重信さんの帰国に思う(元共産同赤軍派M)

 

   昨年十一月、重信房子さんが逮捕され、帰国していたことを知った。
 元赤軍派のメンバーとしては、二〇世紀の終わりと重なるこの「事件」に、朝鮮に渡ったメンバーの帰国が現実化し出していることと合わせて、時代の区切りというものが見事に到来するものだと不思議な感慨を持たざるを得なかった。彼女自身も、法廷から発したメッセージを読むと、新たな出発を画すために帰国したようである。それはそれで結構なことだと思う。
 私は、彼女達がどんな性格の党派になっているのか、余り知らない。どこかで民族民主革命路線に転換したようなことを読んだ記憶がある。赤軍派の軍事第一・テロリズムの路線の反省が、安易な幅広イズム(主観的願望)へと流れた例は多い。

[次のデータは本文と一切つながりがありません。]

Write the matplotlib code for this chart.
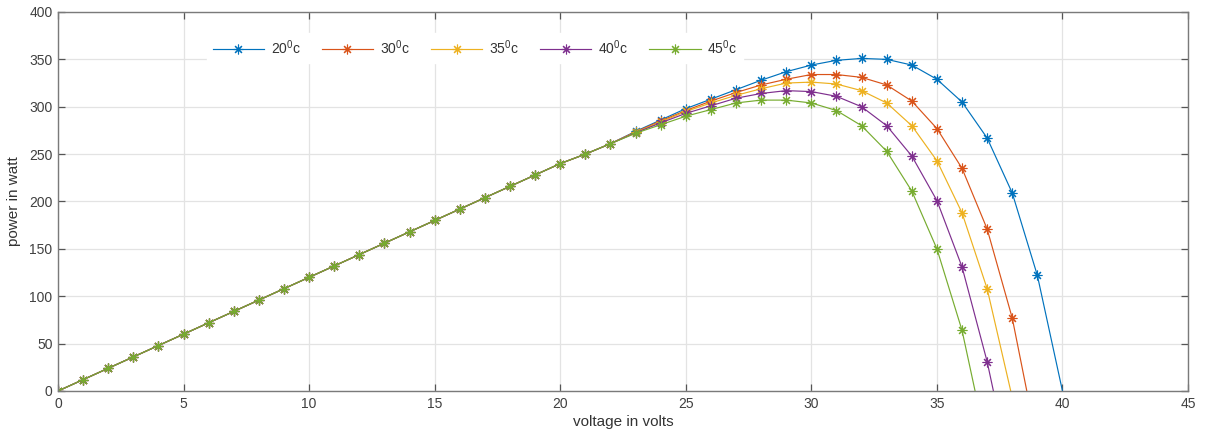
import matplotlib
matplotlib.use("Agg")
import matplotlib.pyplot as plt

plt.rcParams["font.family"] = ["Liberation Sans", "DejaVu Sans"]
plt.rcParams["mathtext.default"] = "regular"

# ─── P-V data ────────────────────────────────────────────────────────────────

# below ~22 V every temperature gives the same power
volt_low = list(range(0, 23))
power_low = [0, 12, 24, 36, 48, 60, 72, 84, 96, 108, 120, 132, 144, 156,
             168, 180, 192, 204, 216, 228, 240, 250, 261]

# knee region, sampled at 1 V steps, last point is the open-circuit voltage
volt_20 = list(range(23, 40)) + [40.0]
power_20 = [274, 286, 298, 308, 318, 328, 337, 344, 349, 351, 350, 344,
            329, 305, 267, 209, 122, 0]

volt_30 = list(range(23, 39)) + [38.58]
power_30 = [273.5, 285, 296, 306, 315, 323, 329, 334, 334, 331, 323, 306,
            277, 235, 171, 77, 0]

volt_35 = list(range(23, 38)) + [37.94]
power_35 = [273, 284, 295, 304, 312, 319, 325, 326, 324, 317, 304, 280,
            243, 188, 108, 0]

volt_40 = list(range(23, 38)) + [37.25]
power_40 = [272.5, 283, 293, 301, 309, 314, 317, 316, 311, 300, 280, 248,
            201, 131, 31, 0]

volt_45 = list(range(23, 37)) + [36.52]
power_45 = [272, 281, 290, 297, 304, 307, 307, 304, 296, 280, 253, 211,
            150, 64, 0]

labels = ["20$^0$c", "30$^0$c", "35$^0$c", "40$^0$c", "45$^0$c"]
colors = ["#0072BD", "#D95319", "#EDB120", "#7E2F8E", "#77AC30"]

series = [(volt_20, power_20), (volt_30, power_30), (volt_35, power_35),
          (volt_40, power_40), (volt_45, power_45)]

# ─── Plot ────────────────────────────────────────────────────────────────────

fig = plt.figure(figsize=(12.14, 4.41), dpi=100)
ax = fig.add_axes([0.0478, 0.1134, 0.9308, 0.8594])

asterisk = (8, 2, 0)
for (v, p), lab, col in zip(series, labels, colors):
    vv = volt_low + v
    pp = power_low + p
    ax.plot(vv, pp, color=col, lw=0.85, marker=asterisk, ms=7, mew=0.8,
            markevery=list(range(len(vv) - 1)), label=lab)

ax.set_xlim(0, 45)
ax.set_ylim(0, 400)
ax.set_xticks(range(0, 46, 5))
ax.set_yticks(range(0, 401, 50))
ax.grid(True, color="#e3e3e3", lw=0.9)
ax.set_axisbelow(True)

for s in ax.spines.values():
    s.set_color("#7a7a7a")
    s.set_linewidth(1.0)
ax.tick_params(direction="in", length=5, width=0.9, color="#555555",
               top=True, right=True, labelsize=10, labelcolor="#404040", pad=4)

ax.set_xlabel("voltage in volts", fontsize=11, color="#333333", labelpad=3)
ax.set_ylabel("power in watt", fontsize=11, color="#333333", labelpad=6)

leg = ax.legend(ncol=5, loc="center", bbox_to_anchor=(0.369, 0.905),
                frameon=True, fontsize=10, handlelength=3.7, handletextpad=0.5,
                columnspacing=1.5, borderpad=0.4)
leg.get_frame().set_facecolor("white")
leg.get_frame().set_edgecolor("white")
leg.get_frame().set_alpha(1.0)
for t in leg.get_texts():
    t.set_color("#333333")

fig.savefig("out.png", dpi=100)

 もっとも、まだ「日本赤軍」を名乗っているところから見ると、根底的な反省は出来ていないと言うことだろう。そしてまた、赤軍派―日本赤軍の根底的総括をしたところで、日本の労働者人民の運動からの召還・遊離を導いたテロリズム―「国際根拠地建設」路線を体現してきた自己の存在形態そのものを転換させない限り、どうしようもないという現実がある。この転換を開始したということなので、注視していきたいと思う。
 また支持基盤の問題もある。「日本赤軍」を国内で支持してきた流れの出発点は、七〇年代の総括論争において赤軍派の破産を認めず、テロリズム―「国際根拠地建設」路線の応援団に止まった人々である。この構造を引きずる限り、それは「よど号」グループにも言えることだが、良い結果は期待できない。支持基盤の再編は、彼女達の転換を計るバロメーターになるだろう。
 ともあれ、頑張って欲しいということである。われわれ、つまり労働者共産党内の元赤軍派メンバー(主に「大菩薩」グループ)は、強運にも、ブント―赤軍派の破産の総括を足掛かりにこの三〇年、国内で実践して来ることができた。この位置から得た成果と教訓を、当時の同志たちには、共有できなくとも伝える責務があるだろう。
 最後に、重信逮捕と警察の二波にわたる大掛かりなガサ入れに抗議しておく。そしてわれわれが、二〇世紀の苦々しくも貴重な教訓を武器に、社会の根底からの変革の胎動に依拠して、革命の時代を必ずや切り開く決意であることを明らかにしておきたい。